В Туруханске население не было прочно оседлым, кроме коренных жителей, «сельдюков», как их называли. Всегда кто-нибудь уезжал, и часто продавались домишки и хибары. Аля присмотрела какой-то домик на столбах, одной стеной прилепившийся к берегу. Он стоил дешево, 1200 рублей, но требовал немедленного укрепления. Другой домик прельстил Алю тем, что всеми окнами смотрел на Енисей, но тоже был очень непрочным… Наконец какой-то служащий аэропорта решил построить новый большой дом и продать старый. Стоял этот дом под обрывом, на плоском галечном берегу, был оштукатурен и даже местами покрашен. Видя наш интерес, хозяин накинул цену. Но жить у старухи было больше невозможно, мы собрали все, что имели, и купили домик за 2300 рублей. Перевезли на тележке свой скарб, поставили стулья и два топчана.
Помню ослепительный июньский вечер, еще без комаров.

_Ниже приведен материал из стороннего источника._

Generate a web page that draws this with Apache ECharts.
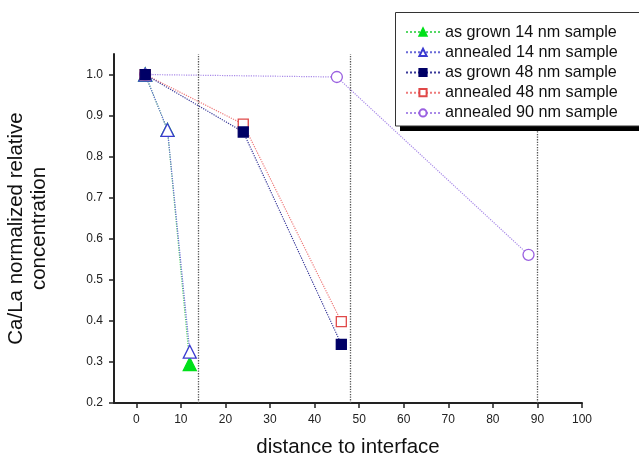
<!DOCTYPE html>
<html>
<head>
<meta charset="utf-8">
<script src="https://cdn.jsdelivr.net/npm/echarts@6/dist/echarts.min.js"></script>
<style>
html, body { margin: 0; padding: 0; background: #fff; }
#chart { width: 639px; height: 457px; }
</style>
</head>
<body>
<div id="chart"></div>
<script>
// Ca/La concentration profiles versus distance to interface
const asGrown14 = [[2, 1.0], [7, 0.865], [12, 0.295]];
const annealed14 = [[2, 1.0], [7, 0.865], [12, 0.325]];
const asGrown48 = [[2, 1.0], [24, 0.86], [46, 0.343]];
const annealed48 = [[2, 1.0], [24, 0.879], [46, 0.398]];
const annealed90 = [[2, 1.0], [45, 0.994], [88, 0.561]];

// sample thickness markers (nm)
const thicknessLines = [14, 48, 90];

const xTicks = [0, 10, 20, 30, 40, 50, 60, 70, 80, 90, 100];
const yTicks = [0.2, 0.3, 0.4, 0.5, 0.6, 0.7, 0.8, 0.9, 1.0];

const FONT = '"Liberation Sans", Arial, sans-serif';

function lineSeries(name, data, symbol, size, fill, border, lineColor, z) {
  return {
    name: name,
    type: 'line',
    data: data,
    symbol: symbol,
    symbolSize: size,
    z: z,
    itemStyle: { color: fill, borderColor: border, borderWidth: 1.3 },
    lineStyle: { color: lineColor, width: 1.2, type: 'dotted' },
    emphasis: { disabled: true },
    animation: false
  };
}

const series = [
  lineSeries('as grown 14 nm sample', asGrown14, 'triangle', 13, '#00e01a', '#00e01a', '#55d865', 2),
  lineSeries('annealed 14 nm sample', annealed14, 'triangle', 13, '#ffffff', '#3a3ad0', '#6a6ad8', 3),
  lineSeries('as grown 48 nm sample', asGrown48, 'rect', 10, '#000066', '#000066', '#3a3a9a', 5),
  lineSeries('annealed 48 nm sample', annealed48, 'rect', 10, '#ffffff', '#e04848', '#ee7a7a', 4),
  lineSeries('annealed 90 nm sample', annealed90, 'circle', 11, '#ffffff', '#9a60e0', '#a98ae8', 3)
];

// vertical dotted guides at the sample thicknesses
series[0].markLine = {
  silent: true,
  symbol: 'none',
  label: { show: false },
  lineStyle: { color: '#555', type: 'dotted', width: 1.3 },
  data: thicknessLines.map(v => ({ xAxis: v }))
};

const chart = echarts.init(document.getElementById('chart'), null, { renderer: 'canvas' });
chart.setOption({
  backgroundColor: '#ffffff',
  animation: false,
  textStyle: { fontFamily: FONT },
  grid: { left: 114, right: 57, top: 54, bottom: 54, containLabel: false, outerBoundsMode: 'none' },
  xAxis: {
    type: 'value',
    min: -5,
    max: 100,
    name: 'distance to interface',
    nameLocation: 'middle',
    nameGap: 34,
    nameTextStyle: { fontSize: 20.5, color: '#111', fontFamily: FONT },
    axisLine: { onZero: false, lineStyle: { color: '#222', width: 2 } },
    axisTick: { show: true, length: 5, inside: false, customValues: xTicks, lineStyle: { color: '#222', width: 1.5 } },
    axisLabel: { customValues: xTicks, fontSize: 12, color: '#222', margin: 11, fontFamily: FONT },
    splitLine: { show: false }
  },
  yAxis: {
    type: 'value',
    min: 0.2,
    max: 1.05,
    name: 'Ca/La normalized relative\nconcentration',
    nameLocation: 'middle',
    nameGap: 63,
    nameTextStyle: { fontSize: 20.5, color: '#111', lineHeight: 23, fontFamily: FONT },
    axisLine: { onZero: false, lineStyle: { color: '#222', width: 2 } },
    axisTick: { show: true, length: 5, inside: false, customValues: yTicks, lineStyle: { color: '#222', width: 1.5 } },
    axisLabel: {
      customValues: yTicks,
      fontSize: 12,
      color: '#222',
      margin: 11,
      fontFamily: FONT,
      formatter: v => v.toFixed(1)
    },
    splitLine: { show: false }
  },
  legend: {
    left: 400,
    top: 19,
    orient: 'vertical',
    itemWidth: 34,
    itemHeight: 9,
    itemGap: 4,
    z: 20,
    selectedMode: false,
    textStyle: { fontSize: 16.2, lineHeight: 16.2, color: '#111', fontFamily: FONT },
    data: series.map(s => s.name)
  },
  graphic: [
    { type: 'rect', z: 15, silent: true, shape: { x: 400, y: 18, width: 260, height: 113 }, style: { fill: '#000' } },
    { type: 'rect', z: 16, silent: true, shape: { x: 395.5, y: 12.5, width: 260, height: 113.5 }, style: { fill: '#fff', stroke: '#333', lineWidth: 1 } }
  ],
  series: series
});
</script>
</body>
</html>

Дверь нашего домика (он последний на берегу) открыта прямо на бескрайний простор Енисея. Сели мы с Алей на порожек, прислонились плечом к плечу и замерли от нахлынувшего счастья.
АЛЯ И ГЕНКА
Генка, прелестный шести-семилетний мальчик, живущий у своей бабки Зубарихи, был полон своеобразного обаяния, деликатности и доброты. Детство его проходило рядом с бабкой, мать и отец постоянно на работе. Дети с самых юных лет имели обязанности: принести воду, сходить в лес за хворостом, смести снег и сбегать за хлебом. Игрушек обычно не было. Отцы иногда делали какое-то подобие зверей из деревянных чурок, матери шили кукол из тряпья, но главные товарищи игр и помощники были собаки и щенки. Поэтому дети, привыкая к окружающему трудному быту – зимой сильные морозы, летом беспощадная мошкара, – совершенно не были знакомы с миром вымысла, сказкой. С нашей точки зрения, они были неразвиты, а на самом деле вполне приспособлены к жизни в своей среде и даже смышлены.

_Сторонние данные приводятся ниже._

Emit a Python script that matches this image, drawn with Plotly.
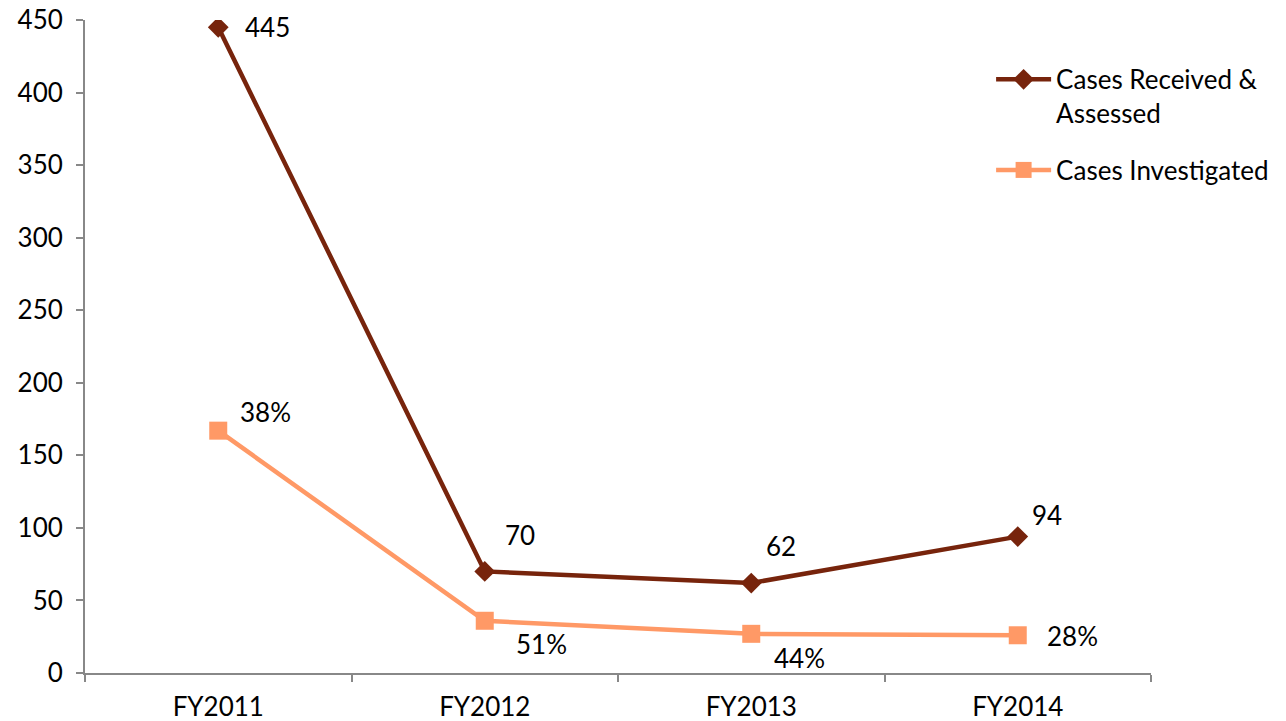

С Алей у Генки сразу установились очень приятельские отношения. Он всегда смотрел на нее удивленно-радостными глазами и, казалось, всегда ждал от нее чего-то нового и интересного, на что сразу же был готов отозваться веселым смехом. А смеялся он как-то мелодически звонко, на верхних нотах и неуклонно вызывал своим смехом улыбку. Аля подтрунивала над ним, пряталась, разыгрывала. Была у них одна озорная игра.
Вместо туалета в углу бабкиного огорода была яма, закрытая ящиком с круглым отверстием, с навесом из ящика сверху и четыре кола по углам, затянутые мешками. Засиживаться в таком закутке при морозе было невозможно.